Guy L. Steele Jr.

Guy L. Steele Jr

Date of Birth: October 2nd 1954

Age: 68

Guy L. Steele Jr. is responsible for the design and documentation of several computer programming languages and technical standards. Steele has a Bachelors of Arts in applied mathematics from Harvard University, a Master's degree and Doctorates in Computer Science from the Massachusetts Institute of Technology. After getting his degrees, he notably promoted parallel computing languages of Lisp and C when he joined the supercomputer company Thinking Machines. Afterwards, he became a member of the Java team and had seen then been writing good specifications for extant languages. This also includes writing books regarding the language and its specifics, such as C: The Reference Manual and Common Lisp The Language.

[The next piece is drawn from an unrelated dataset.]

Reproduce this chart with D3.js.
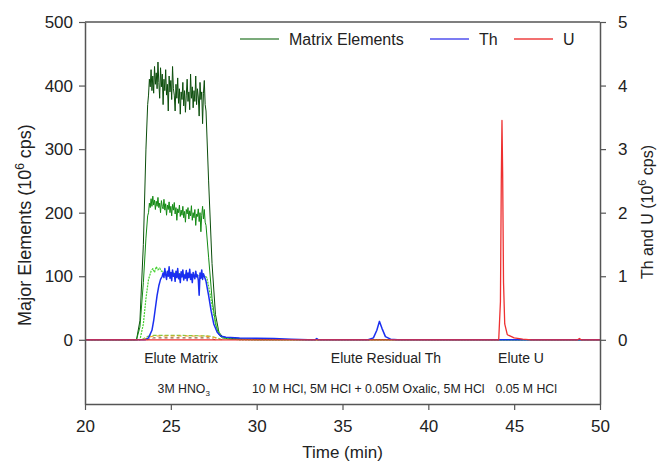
<!DOCTYPE html>
<html>
<head>
<meta charset="utf-8">
<script src="https://cdn.jsdelivr.net/npm/d3@7"></script>
<style>
  body { margin: 0; background: #fff; }
  svg { font-family: "Liberation Sans", Arial, sans-serif; }
</style>
</head>
<body>
<svg class="chart"></svg>
<script>
const width = 657,
  height = 461;

// plateau sample times (min)
const plateauTimes = [23.70, 23.75, 23.80, 23.85, 23.90, 23.95, 24.00, 24.05, 24.10, 24.15,
  24.20, 24.25, 24.30, 24.35, 24.40, 24.45, 24.50, 24.55, 24.60, 24.65, 24.70, 24.75,
  24.80, 24.85, 24.90, 24.95, 25.00, 25.05, 25.10, 25.15, 25.20, 25.25, 25.30, 25.35,
  25.40, 25.45, 25.50, 25.55, 25.60, 25.65, 25.70, 25.75, 25.80, 25.85, 25.90, 25.95,
  26.00, 26.05, 26.10, 26.15, 26.20, 26.25, 26.30, 26.35, 26.40, 26.45, 26.50, 26.55,
  26.60, 26.65, 26.70, 26.75, 26.80, 26.85, 26.90, 26.95, 27.00];

// Matrix element 1 (dark green), left axis, 10^6 cps
const matrixHighRise = [[20, 0], [23.0, 0], [23.2, 30], [23.4, 150], [23.55, 300], [23.65, 370]];
const matrixHighPlateau = [385, 410, 398, 425, 392, 415, 388, 430, 402, 420, 395, 437, 405, 380,
  428, 398, 418, 370, 410, 392, 425, 385, 402, 360, 415, 390, 408, 378, 430, 395, 385, 360,
  402, 380, 412, 372, 395, 355, 390, 378, 405, 368, 392, 358, 385, 410, 375, 390, 362, 418,
  380, 398, 365, 392, 375, 415, 370, 395, 382, 352, 405, 378, 390, 340, 388, 408, 370];
const matrixHighFall = [[27.05, 360], [27.2, 250], [27.4, 120], [27.6, 40], [27.8, 12], [28.0, 5],
  [28.5, 2], [30, 0.5], [50, 0]];

// Matrix element 2 (green)
const matrixMidRise = [[20, 0], [23.0, 0], [23.2, 20], [23.4, 90], [23.55, 160], [23.65, 195]];
const matrixMidPlateau = [200, 215, 208, 222, 210, 226, 212, 220, 205, 218, 210, 224, 208, 215,
  200, 219, 210, 206, 221, 204, 214, 196, 212, 205, 217, 200, 210, 195, 213, 204, 216, 198,
  208, 188, 206, 200, 212, 194, 204, 196, 210, 192, 202, 185, 205, 198, 208, 190, 203, 195,
  211, 188, 200, 192, 205, 180, 198, 194, 206, 186, 200, 170, 196, 210, 190, 205, 185];
const matrixMidFall = [[27.05, 180], [27.2, 130], [27.4, 65], [27.6, 25], [27.8, 8], [28.0, 3],
  [28.5, 1], [30, 0], [50, 0]];

// Matrix element 3 (light green, dotted)
const matrixLow = [[20, 0], [23.2, 0], [23.4, 25], [23.55, 65], [23.7, 95], [23.85, 108],
  [23.95, 112], [24.05, 106], [24.15, 115], [24.25, 110], [24.35, 113], [24.45, 108],
  [24.8, 106], [25.5, 104], [26.2, 102], [27.0, 100], [27.1, 98], [27.3, 70], [27.5, 40],
  [27.7, 18], [27.9, 6], [28.2, 2], [29, 0], [50, 0]];

// minor matrix traces near baseline (dashed)
const minorYellow = [[23.4, 0], [23.7, 4], [24.0, 6], [25.5, 6], [27.0, 6], [27.5, 4], [27.9, 0]];
const minorGreen = [[23.3, 0], [23.6, 5], [24.0, 7], [25.5, 7], [27.2, 6], [27.7, 3], [28.0, 0]];
const minorBrown = [[23.6, 0], [24.0, 3], [25.5, 3], [27.2, 3], [27.6, 0]];

// Th (blue), right axis, 10^6 cps
const thRise = [[20, 0], [23.5, 0], [23.7, 0.03], [23.9, 0.15], [24.0, 0.3], [24.1, 0.5],
  [24.2, 0.7], [24.3, 0.85], [24.4, 0.95], [24.5, 1.0]];
const thPlateauTimes = plateauTimes.filter(t => t > 24.5 && t < 26.99);
const thPlateau = [1.05, 0.98, 1.12, 1.02, 0.95, 1.08, 1.0, 1.15, 0.97, 1.06, 0.93, 1.1, 1.0,
  1.04, 0.92, 1.08, 0.98, 1.12, 0.96, 1.03, 0.9, 1.07, 0.99, 1.1, 0.94, 1.02, 0.97, 1.09,
  0.93, 1.05, 0.98, 1.11, 0.95, 1.03, 0.9, 1.06, 1.0, 0.96, 1.08, 0.99, 1.02, 0.94, 0.7,
  1.05, 0.97, 1.1, 0.95, 1.04, 1.0];
const thTail = [[27.05, 0.92], [27.2, 0.7], [27.35, 0.45], [27.5, 0.25], [27.7, 0.12],
  [27.9, 0.06], [28.2, 0.04], [29, 0.03], [30, 0.025], [31, 0.02], [32, 0.01], [33, 0],
  [33.4, 0], [33.5, 0.02], [33.6, 0], [36.5, 0], [36.8, 0.03], [37.0, 0.15], [37.15, 0.29],
  [37.3, 0.18], [37.5, 0.05], [37.8, 0.01], [38.2, 0], [50, 0]];

// U (red), right axis
const uTrace = [[20, 0], [44.1, 0], [44.2, 0.6], [44.25, 2.5], [44.29, 3.45], [44.33, 2.6],
  [44.38, 0.9], [44.45, 0.25], [44.6, 0.08], [45, 0.03], [45.5, 0.01], [46, 0], [48.7, 0],
  [48.8, 0.02], [48.9, 0], [50, 0]];

const xTicks = [20, 25, 30, 35, 40, 45, 50];
const leftTicks = [0, 100, 200, 300, 400, 500];
const rightTicks = [0, 1, 2, 3, 4, 5];

const legendItems = [
  { label: "Matrix Elements", color: "#4f8f4f", x: 240 },
  { label: "Th", color: "#5050ee", x: 430 },
  { label: "U", color: "#ee4040", x: 514 }
];

const stepLabels = [
  { t: 25.6, text: "Elute Matrix" },
  { t: 37.53, text: "Elute Residual Th" },
  { t: 45.4, text: "Elute U" }
];
const eluentLabels = [
  { t: 25.75, text: "3M HNO", sub: "3" },
  { t: 36.5, text: "10 M HCl, 5M HCl + 0.05M Oxalic, 5M HCl" },
  { t: 45.7, text: "0.05 M HCl" }
];

const margin = { left: 85, right: 57, top: 22, bottom: 57 };
const plotW = width - margin.left - margin.right,
  plotH = height - margin.top - margin.bottom;

let x = d3.scaleLinear().domain([20, 50]).range([margin.left, margin.left + plotW]);
let yL = d3.scaleLinear().domain([-101, 500]).range([margin.top + plotH, margin.top]);
let yR = d3.scaleLinear().domain([-1.01, 5]).range([margin.top + plotH, margin.top]);

let chart = d3.select(".chart")
  .attr("width", width)
  .attr("height", height);

const join = (rise, times, vals, fall) => rise.concat(times.map((t, i) => [t, vals[i]]), fall);

let lineL = d3.line().x(d => x(d[0])).y(d => yL(d[1]));
let lineR = d3.line().x(d => x(d[0])).y(d => yR(d[1]));

let plot = chart.append("g");
const series = [
  { data: join(matrixHighRise, plateauTimes, matrixHighPlateau, matrixHighFall), line: lineL, color: "#0b4d0b", w: 1 },
  { data: join(matrixMidRise, plateauTimes, matrixMidPlateau, matrixMidFall), line: lineL, color: "#138a13", w: 1 },
  { data: matrixLow, line: lineL, color: "#44d030", w: 1.2, dash: "2,1" },
  { data: minorGreen, line: lineL, color: "#7ac943", w: 1.2, dash: "4,2" },
  { data: minorYellow, line: lineL, color: "#f0a020", w: 1.2, dash: "4,3" },
  { data: minorBrown, line: lineL, color: "#7a3a10", w: 1, dash: "3,3" },
  { data: join(thRise, thPlateauTimes, thPlateau, thTail), line: lineR, color: "#1a2ff0", w: 1.5 },
  { data: uTrace, line: lineR, color: "#ee3030", w: 1.3 }
];
plot.selectAll("path")
  .data(series)
  .enter().append("path")
  .attr("fill", "none")
  .attr("stroke", d => d.color)
  .attr("stroke-width", d => d.w)
  .attr("stroke-dasharray", d => d.dash || null)
  .attr("stroke-linejoin", "round")
  .attr("d", d => d.line(d.data));

// frame + axes
const axisColor = "#555";
chart.append("line")
  .attr("x1", margin.left).attr("x2", margin.left + plotW)
  .attr("y1", margin.top).attr("y2", margin.top)
  .attr("stroke", axisColor).attr("stroke-width", 1.5);

function styleAxis(g) {
  g.selectAll(".domain").attr("stroke", axisColor).attr("stroke-width", 1.5);
  g.selectAll(".tick line").attr("stroke", axisColor).attr("stroke-width", 1.2);
  g.selectAll(".tick text").attr("fill", "#222").style("font-size", "17px");
}

chart.append("g")
  .attr("transform", `translate(0,${margin.top + plotH})`)
  .call(d3.axisBottom(x).tickValues(xTicks).tickSize(6).tickSizeOuter(0).tickPadding(10))
  .call(styleAxis);

chart.append("g")
  .attr("transform", `translate(${margin.left},0)`)
  .call(d3.axisLeft(yL).tickValues(leftTicks).tickSize(6).tickSizeOuter(0).tickPadding(6))
  .call(styleAxis);

chart.append("g")
  .attr("transform", `translate(${margin.left + plotW},0)`)
  .call(d3.axisRight(yR).tickValues(rightTicks).tickFormat(d3.format("d"))
    .tickSize(6).tickSizeOuter(0).tickPadding(12))
  .call(styleAxis);

// axis titles
let yTitle = chart.append("text")
  .attr("transform", `translate(31,225) rotate(-90)`)
  .attr("text-anchor", "middle")
  .attr("fill", "#222")
  .style("font-size", "18px");
yTitle.append("tspan").text("Major Elements (10");
yTitle.append("tspan").attr("dy", -7).style("font-size", "12px").text("6");
yTitle.append("tspan").attr("dy", 7).text(" cps)");

let rTitle = chart.append("text")
  .attr("transform", `translate(653,212) rotate(-90)`)
  .attr("text-anchor", "middle")
  .attr("fill", "#222")
  .style("font-size", "16px");
rTitle.append("tspan").text("Th and U (10");
rTitle.append("tspan").attr("dy", -7).style("font-size", "11px").text("6");
rTitle.append("tspan").attr("dy", 7).text(" cps)");

chart.append("text")
  .attr("x", margin.left + plotW / 2)
  .attr("y", 458)
  .attr("text-anchor", "middle")
  .attr("fill", "#222")
  .style("font-size", "17px")
  .text("Time (min)");

// legend
let legend = chart.append("g").selectAll("g")
  .data(legendItems)
  .enter().append("g");
legend.append("line")
  .attr("x1", d => d.x).attr("x2", d => d.x + 39)
  .attr("y1", 39).attr("y2", 39)
  .attr("stroke", d => d.color).attr("stroke-width", 1.5);
legend.append("text")
  .attr("x", d => d.x + 49)
  .attr("y", 45)
  .attr("fill", "#222")
  .style("font-size", "16px")
  .text(d => d.label);

// elution step annotations
chart.append("g").selectAll("text")
  .data(stepLabels)
  .enter().append("text")
  .attr("x", d => x(d.t))
  .attr("y", 363)
  .attr("text-anchor", "middle")
  .attr("fill", "#222")
  .style("font-size", "14px")
  .text(d => d.text);

let eluents = chart.append("g").selectAll("text")
  .data(eluentLabels)
  .enter().append("text")
  .attr("x", d => x(d.t))
  .attr("y", 393)
  .attr("text-anchor", "middle")
  .attr("fill", "#222")
  .style("font-size", "12.3px");
eluents.append("tspan").text(d => d.text);
eluents.filter(d => d.sub).append("tspan")
  .attr("dy", 3).style("font-size", "8px").text(d => d.sub);
</script>
</body>
</html>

Steele contributed to the design of the language Scheme, and had also designed the original command set of Emacs. Steele was also the first to port TeX from WAITS to ITS. Steele is also known for making over two dozen papers on subjects during his time at MIT, such as compilers, parallel processing, and constraint languages. Steele has also served on many technical standard committees such as Ecma International, TC39, X3J11 and X3J3.For Steele's work, he has been given many awards. The earliest award that he was given was the ACM Grace Murray Hopper Award in 1988, was deemed a ACM Fellow in 1994, a member of the National Academy of Engineering of the United States of America in 2001, and a fellow of the American Academy of Arts and Sciences 2002. The last known award Steele was given was the Dr. Dobb's Excellence in Programming Award in 2005.

Steele is a famous person in the George Mason CS Department.